- The Washington Times - Tuesday, September 7, 2004

My husband and I spent several weeks in Paris this summer in a rented apartment. He spent his days in libraries and bookstores gathering notes for his courses on French culture while I roamed the city in search of inspiration for this column and my classes.

I inspected the glorious fruits and vegetables at the open-air food markets and visited the fromageries to learn about the country’s cheeses. Sampling treats from the local pastry shops and buying warm, crusty breads from neighborhood bakeries are all part of my so-called research.

It’s not just the markets and shops that provide stimulation; it seems that everyone in Paris is interested in food and ready to share that passion.

Take, for example, a neighbor in our apartment building. One day, she appeared at our door around noon with a beautiful warm tart to share. The savory pie, with its flaky dark brown crust and creamy filling of sliced potatoes, Camembert and creme fraiche, tasted as good as it looked. After one bite, I begged for the recipe.

“Tres simple,” the woman replied. She explained that for the crust, she had used store-bought puff pastry, which she molded into a tart pan. For the filling, she placed sliced boiled potatoes into the pie shell. Next, she removed the skin from a small wheel of Camembert, then sliced the cheese and arranged the pieces over the potato layer. Then she spread creme fraiche over the filling and popped the tart into the oven.

I made the delectable tart myself and served it with a salad of mixed greens, tomatoes and avocados. It made a delicious light supper, but this versatile tart can be used in other ways, especially when entertaining.

I might offer it as a first course to open a dinner or include it as a side dish to grilled steaks or chops at a backyard cookout. Accompanied by a soup or salad, this creation could be an ideal centerpiece for lunch for weekend company. Good warm or at room temperature, the tart could complete a brunch buffet, or it could be packed into a basket and transported to a picnic site.

Camembert and potato tart

This tart is best served warm or at room temperature; however, you can bake it 8 hours ahead; refrigerate it; then reheat it in a preheated 425-degree oven until hot, about 15 minutes.

1 sheet frozen puff pastry, about 9 inches square and 1/8 inch thick, defrosted in the refrigerator (see note)

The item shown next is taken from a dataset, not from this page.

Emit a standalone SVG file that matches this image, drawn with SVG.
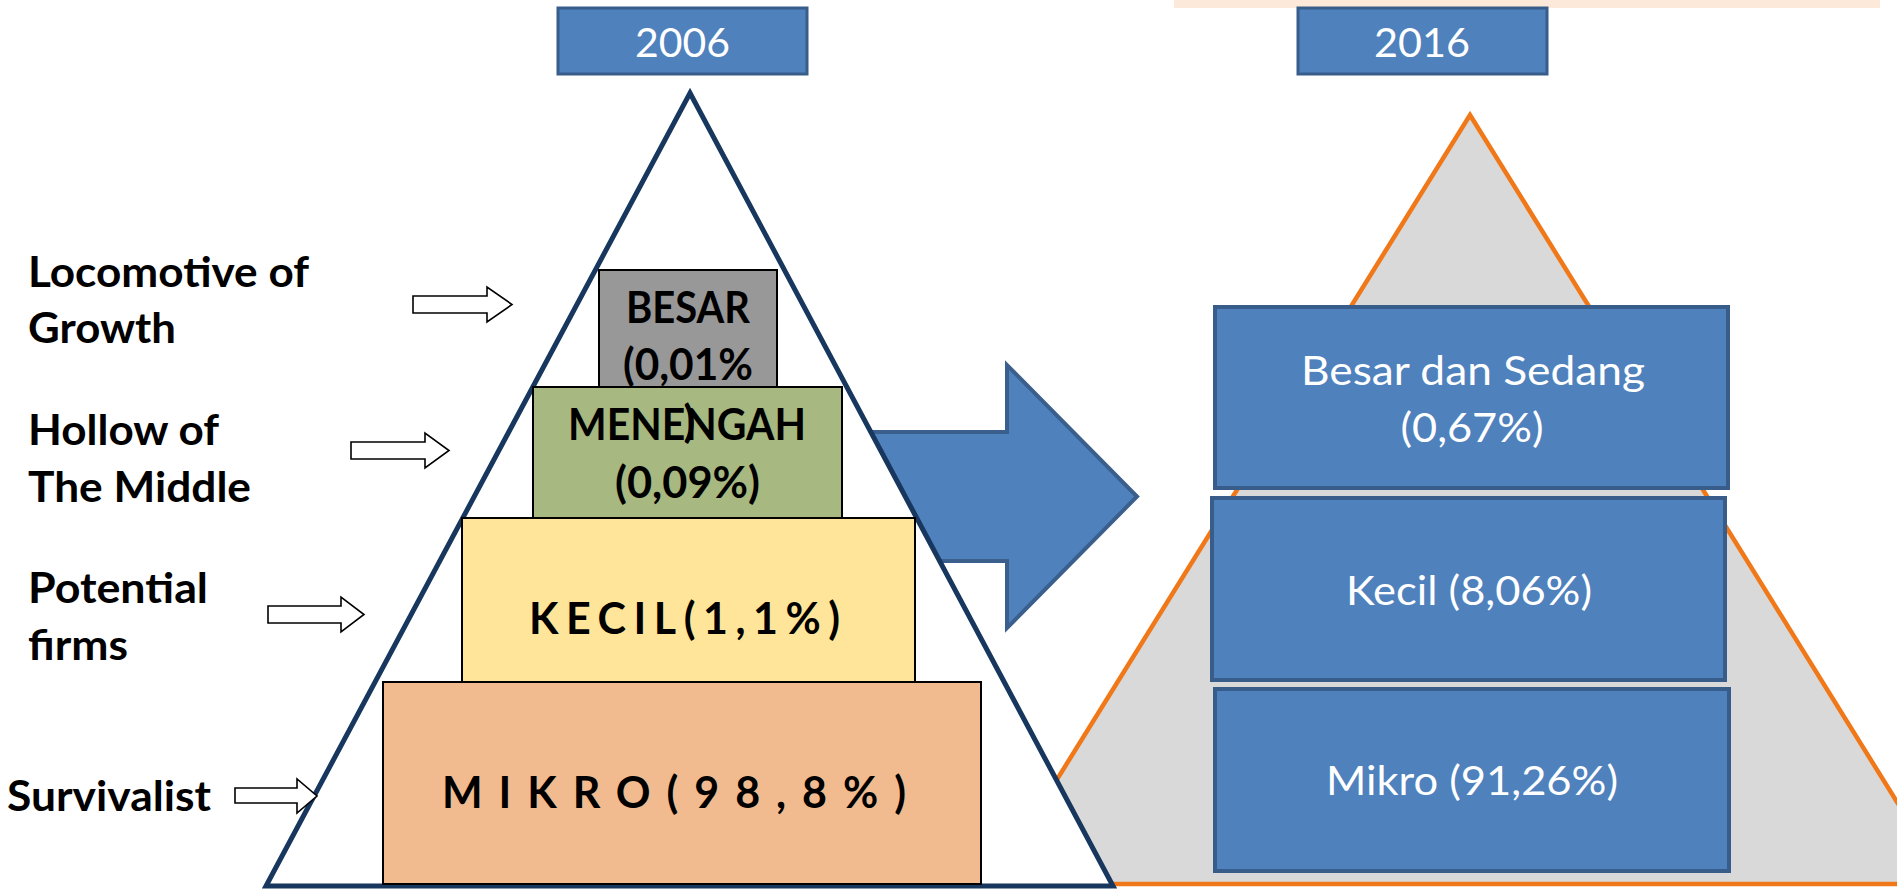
<svg xmlns="http://www.w3.org/2000/svg" width="1897" height="889" viewBox="0 0 1897 889">
  <style>
    .lbl { font-family: Lato, "Liberation Sans", sans-serif; font-weight: bold; font-size: 42px; fill: #000; }
    .boxt { font-family: Lato, "Liberation Sans", sans-serif; font-weight: bold; font-size: 43px; fill: #000; }
    .wt { font-family: Lato, "Liberation Sans", sans-serif; font-size: 41px; fill: #fff; }
    .yr { font-family: Lato, "Liberation Sans", sans-serif; font-size: 40px; fill: #fff; }
    .blue { fill: #4F81BD; stroke: #385D8A; stroke-width: 4; }
    .lbox { stroke: #000; stroke-width: 2; }
    .hollow { fill: #fff; stroke: #000; stroke-width: 1.6; }
  </style>

  <rect id="topbar" x="1174" y="0" width="706" height="8" fill="#FDE9D9"/>

  <g id="pyramid2016">
    <polygon points="1470,115 1948,884 992,884" fill="#D9D9D9" stroke="#F07818" stroke-width="4.5"/>
  </g>

  <g id="connectors">
    <path id="bigArrow" d="M850,432 H1007 V365 L1137,496.5 L1007,628 V561 H850 Z" fill="#4F81BD" stroke="#3A5F8D" stroke-width="4"/>
  </g>

  <g id="pyramid2006">
    <polygon points="690,93 1113,886 266,886" fill="#fff" stroke="#17375E" stroke-width="5"/>
  </g>

  <g id="mikro2006">
    <rect class="lbox" x="383" y="682" width="598" height="202" fill="#F2BB8F"/>
  </g>
  <g id="kecil2006">
    <rect class="lbox" x="462" y="518" width="453" height="164" fill="#FFE599"/>
  </g>
  <g id="menengah2006">
    <rect class="lbox" x="533" y="387" width="309" height="131" fill="#A7B880"/>
  </g>
  <g id="besar2006">
    <rect class="lbox" x="599" y="270" width="178" height="117" fill="#989898"/>
  </g>

  <g id="texts2006">
    <text class="boxt" x="688" y="323" text-anchor="middle" textLength="124" lengthAdjust="spacingAndGlyphs">BESAR</text>
    <text class="boxt" x="688" y="380" text-anchor="middle" textLength="130" lengthAdjust="spacingAndGlyphs">(0,01%</text>
    <text class="boxt" x="689.5" y="437" text-anchor="middle">)</text>
    <text class="boxt" x="687" y="440" text-anchor="middle" textLength="238" lengthAdjust="spacingAndGlyphs">MENENGAH</text>
    <text class="boxt" x="687.5" y="498" text-anchor="middle" textLength="145" lengthAdjust="spacingAndGlyphs">(0,09%)</text>
    <text class="boxt" x="529" y="634" textLength="311" lengthAdjust="spacing">KECIL(1,1%)</text>
    <text class="boxt" x="442" y="808" textLength="464" lengthAdjust="spacing">MIKRO(98,8%)</text>
  </g>

  <g id="besarSedang2016">
    <rect class="blue" x="1215" y="307" width="513" height="181"/>
    <text class="wt" x="1473" y="385" text-anchor="middle" textLength="344" lengthAdjust="spacingAndGlyphs">Besar dan Sedang</text>
    <text class="wt" x="1472" y="442" text-anchor="middle" textLength="143" lengthAdjust="spacingAndGlyphs">(0,67%)</text>
  </g>
  <g id="kecil2016">
    <rect class="blue" x="1212" y="498" width="513" height="182"/>
    <text class="wt" x="1469" y="605" text-anchor="middle" textLength="246" lengthAdjust="spacingAndGlyphs">Kecil (8,06%)</text>
  </g>
  <g id="mikro2016">
    <rect class="blue" x="1215" y="689" width="514" height="182"/>
    <text class="wt" x="1472" y="795" text-anchor="middle" textLength="292" lengthAdjust="spacingAndGlyphs">Mikro (91,26%)</text>
  </g>

  <g id="year2006">
    <rect x="558" y="8" width="249" height="66" fill="#4F81BD" stroke="#385D8A" stroke-width="3"/>
    <text class="yr" x="682.5" y="57" text-anchor="middle" textLength="95" lengthAdjust="spacingAndGlyphs">2006</text>
  </g>
  <g id="year2016">
    <rect x="1298" y="8" width="249" height="66" fill="#4F81BD" stroke="#385D8A" stroke-width="3"/>
    <text class="yr" x="1422" y="57" text-anchor="middle" textLength="96" lengthAdjust="spacingAndGlyphs">2016</text>
  </g>

  <g id="labelLocomotive">
    <text class="lbl" x="28" y="287" textLength="281" lengthAdjust="spacingAndGlyphs">Locomotive of</text>
    <text class="lbl" x="28" y="343" textLength="148" lengthAdjust="spacingAndGlyphs">Growth</text>
  </g>
  <g id="labelHollow">
    <text class="lbl" x="28" y="445" textLength="191" lengthAdjust="spacingAndGlyphs">Hollow of</text>
    <text class="lbl" x="28" y="502" textLength="223" lengthAdjust="spacingAndGlyphs">The Middle</text>
  </g>
  <g id="labelPotential">
    <text class="lbl" x="28" y="603" textLength="180" lengthAdjust="spacingAndGlyphs">Potential</text>
    <text class="lbl" x="28" y="660" textLength="100" lengthAdjust="spacingAndGlyphs">firms</text>
  </g>
  <g id="labelSurvivalist">
    <text class="lbl" x="7" y="811" textLength="204" lengthAdjust="spacingAndGlyphs">Survivalist</text>
  </g>

  <g id="labelArrows">
    <path class="hollow" d="M413,296 H487 V287 L512,304.5 L487,322 V313 H413 Z"/>
    <path class="hollow" d="M351,442 H425 V433 L449,450.5 L425,468 V459 H351 Z"/>
    <path class="hollow" d="M268,606 H341 V597 L364,614.5 L341,632 V623 H268 Z"/>
    <path class="hollow" d="M235,788 H297 V779 L317,796 L297,813 V803 H235 Z"/>
  </g>
</svg>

1 pound small brown or redskin potatoes (1½ to 2 inches in diameter)

Kosher salt

Freshly ground black pepper

1 8-ounce wheel Camembert cheese, chilled

1 cup creme fraiche (see note)

2 tablespoons chopped chives or flat-leaf parsley

Roll puff-pastry sheet into a thin 10-inch circle. Place dough in 9-inch (and 1-inch-tall) tart pan with a removable bottom; press it against bottom and up sides. (The dough should rise no more than 1/4 inch above the sides of the pan.) Prick the bottom all over with the tines of a fork. Refrigerate tart shell while you prepare the filling.

Bring 2½ quarts water to a boil and add potatoes and 2 teaspoons salt. Boil until potatoes are tender but not mushy when pierced with a knife, 15 to 20 minutes. Drain and, when they’re cool enough to handle, peel potatoes and then cut them into 1/8-inch-thick slices. Fill tart shell with potatoes and season to taste with salt and pepper.

With a sharp knife, cut off and discard skin from the wheel of Camembert. Cut cheese into 1/4-inch-thick slices and arrange over potatoes.

With a spatula, spread creme fraiche over the filling. Then bake tart on center rack of preheated 425-degree oven until crust is a rich golden brown and top of filling is golden, about 25 minutes. Remove tart from oven; cool 10 minutes before serving.

To serve, remove tart from pan and arrange on a platter. Sprinkle with chives or parsley. Serves 6 to 8.

Note: A 17.3-ounce package of Pepperidge Farm puff pastry contains two 9-inch-square sheets. Creme fraiche, a slightly tart cream used in France, is sold in many groceries. If unavailable, it is easy to make. Whisk together 1 cup heavy cream with 1/3 cup sour cream in a nonreactive bowl. Leave in a warm place in the kitchen until very thick, 6 hours or overnight. Creme fraiche can be stored in the refrigerator for up to 5 days.